The consulting firm reported that the average negative impact per company was $177 million, with 170 companies reporting negative currency impacts, and the average earnings-per-share impact was negative 3 cents. In the first quarter, the average negative impact per North American company was $166 million.

For European companies, the average per-company negative impact was $110 million. The total negative currency impact in the second quarter was $19.49 billion $16.95 billion in North America and $2.54 billion in Europe.

The data appear to confirm that businesses are struggling to adapt to global currency shifts and devaluations.

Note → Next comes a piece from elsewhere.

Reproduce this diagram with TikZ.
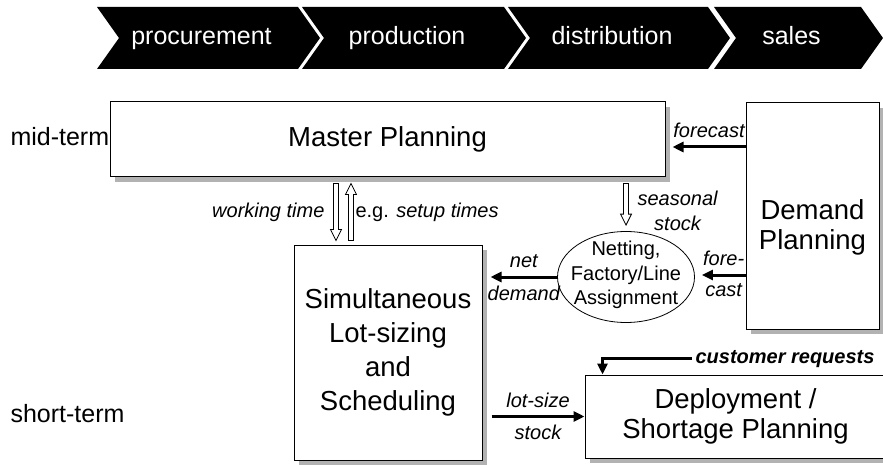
\documentclass[tikz,border=0pt]{standalone}
\usepackage{fontspec}
\setmainfont{Liberation Sans}
\usetikzlibrary{arrows.meta,shapes.geometric,shadows,calc}

\begin{document}
\begin{tikzpicture}[x=1pt,y=-1pt]
        \tikzstyle{phase}=[text=white,font=\fontsize{25}{30}\selectfont,anchor=base]
        \tikzstyle{horizon}=[font=\fontsize{25}{30}\selectfont,anchor=base west]
        \tikzstyle{box}=[draw,fill=white,line width=1pt,align=center,font=\fontsize{27.5}{30}\selectfont,
            drop shadow={shadow xshift=5pt,shadow yshift=-5pt,opacity=1,fill=gray!60}]
        \tikzstyle{boxtext}=[align=center,font=\fontsize{27.5}{30}\selectfont]
        \tikzstyle{small}=[align=center,font=\fontsize{20}{24.5}\selectfont]
        \tikzstyle{lbl}=[align=center,font=\fontsize{20}{25}\selectfont\itshape]
        \tikzstyle{flow}=[line width=3pt,-{Triangle[length=11pt,width=10pt]}]
        \tikzstyle{hollow}=[draw,fill=white,line width=0.8pt,
            to path={let \p1=(\tikztostart),\p2=(\tikztotarget),\n1={sign(\y2-\y1)} in
                ({\x1-2.5pt},\y1) -- ({\x1-2.5pt},{\y2-(\n1)*11pt}) -- ({\x1-5.5pt},{\y2-(\n1)*11pt}) -- (\x1,\y2)
                -- ({\x1+5.5pt},{\y2-(\n1)*11pt}) -- ({\x1+2.5pt},{\y2-(\n1)*11pt}) -- ({\x1+2.5pt},\y1) -- cycle}]
        \useasboundingbox (0,0) rectangle (883,465);

        \foreach \lft/\rgt/\txt [count=\i] in {97/298/procurement,302/504/production,508/708/distribution,714/861/sales}{
            \fill (\lft,7) -- (\rgt,7) -- (\rgt+22,38) -- (\rgt,69) -- (\lft,69) -- (\lft+22,38) -- cycle;
            \node[phase] (phase\i) at ({(\lft+\rgt)/2+4},45) {\txt};
        }

        \node[horizon] (midterm) at (7,146) {mid-term};
        \node[horizon] (shortterm) at (7,422) {short-term};

        \node[box,minimum width=555pt,minimum height=75pt] (master) at (387.5,139.5) {Master Planning};
        \node[box,minimum width=133pt,minimum height=226pt] (demand) at (812.5,216) {};
        \node[boxtext] (demandtxt) at (812.5,227) {Demand\\Planning};
        \node[box,font=\fontsize{27.5}{34}\selectfont,minimum width=188pt,minimum height=215pt] (sim) at (388,352.5)
            {Simultaneous\\Lot-sizing\\and\\Scheduling};
        \node[box,minimum width=301pt,minimum height=83pt] (deploy) at (735.5,416.5) {Deployment /\\Shortage Planning};
        \node[draw,ellipse,line width=0.8pt,minimum width=137pt,minimum height=91pt] (netting) at (626,277) {};
        \node[small] (nettingtxt) at (626,275) {Netting,\\Factory/Line\\Assignment};

        \draw[flow] (demand.west |- 0,147) -- ([xshift=7pt]master.east |- 0,147)
            node[lbl,midway,above=4pt] (fc) {forecast};
        \draw[flow] (demand.west |- 0,275) -- ([xshift=7pt]netting.east |- 0,275)
            node[lbl,midway,above=4pt] (fore) {fore-} node[lbl,midway,below=4pt] (cast) {cast};
        \draw[flow] (netting.west) -- ([xshift=8pt]sim.east |- netting.west)
            node[lbl,midway,above=4pt] (net) {net} node[lbl,midway,below=4pt] (dem) {demand};
        \draw[flow] ([xshift=9pt]sim.east |- deploy.west) -- (deploy.west)
            node[lbl,midway,above=4pt] (lotsize) {lot-size} node[lbl,midway,below=4pt] (lsstock) {stock};

        \node[lbl,font=\fontsize{20}{25}\selectfont\bfseries\itshape,anchor=base west] (cust) at (692,363) {customer requests};
        \draw[flow] (cust.west) -| ([xshift=18pt]deploy.north west);

        \coordinate (wtop) at ([yshift=-6pt]master.south -| 336,0);
        \coordinate (wbot) at ([yshift=4pt]sim.north -| 336,0);
        \coordinate (stop) at ([yshift=-6pt]master.south -| 351,0);
        \coordinate (sbot) at ([yshift=4pt]sim.north -| 351,0);
        \coordinate (ntop) at ([yshift=-6pt]master.south -| netting.north);
        \coordinate (nbot) at ([yshift=6pt]netting.north);
        \draw[hollow] (wtop) to (wbot);
        \draw[hollow] (sbot) to (stop);
        \draw[hollow] (ntop) to (nbot);

        \node[lbl,anchor=base east] (worktime) at (328,218) {working time};
        \node[lbl,anchor=base west,font=\fontsize{20}{25}\selectfont] (setup) at (352,218) {e.g. \textit{setup times}};
        \node[lbl,anchor=west] (seasonal) at (634,211) {seasonal\\stock};
    \end{tikzpicture}
\end{document}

“Where volatility during the euro crisis was largely contained to the euro zone, today it is everywhere: in Asia, the Japanese yen, the Vietnamese dong, and the Chinese yuan; in Europe, the Russian ruble, Swiss franc, and the euro; in Latin America, the Brazilian real and Venezuelan bolivar,” FiREapps said.

“Corporates can’t know where volatility will spike next, and as a result, those corporates that don’t manage currency risk across all currency pairs are sustaining elevated negative impacts quarter after quarter,” the firm added.

The drag should continue in the third quarter, with China’s currency devaluation last month likely to weigh down multinationals’ financial results.

The Wall Street Journal cited Kimberly-Clark’s problems with weakening foreign currencies in the second quarter, the multinational’s U.S. dollar sales were cut by about 10% and operating profit was reduced by $80 million. Results were hurt both by currency-translation costs that occur when it reports foreign results in dollars, and currency-transaction losses, which hurt sales.

Jerome Peribere, chief executive of Bubble Wrap maker Sealed Air, told investors last week that currency devaluations, particularly of the Turkish lira, Brazilian real, and Russian ruble, are expected to lower full-year sales by about $800 million.

“A dollar of profit in emerging countries last year is about 75 cents this year,” Peribere said.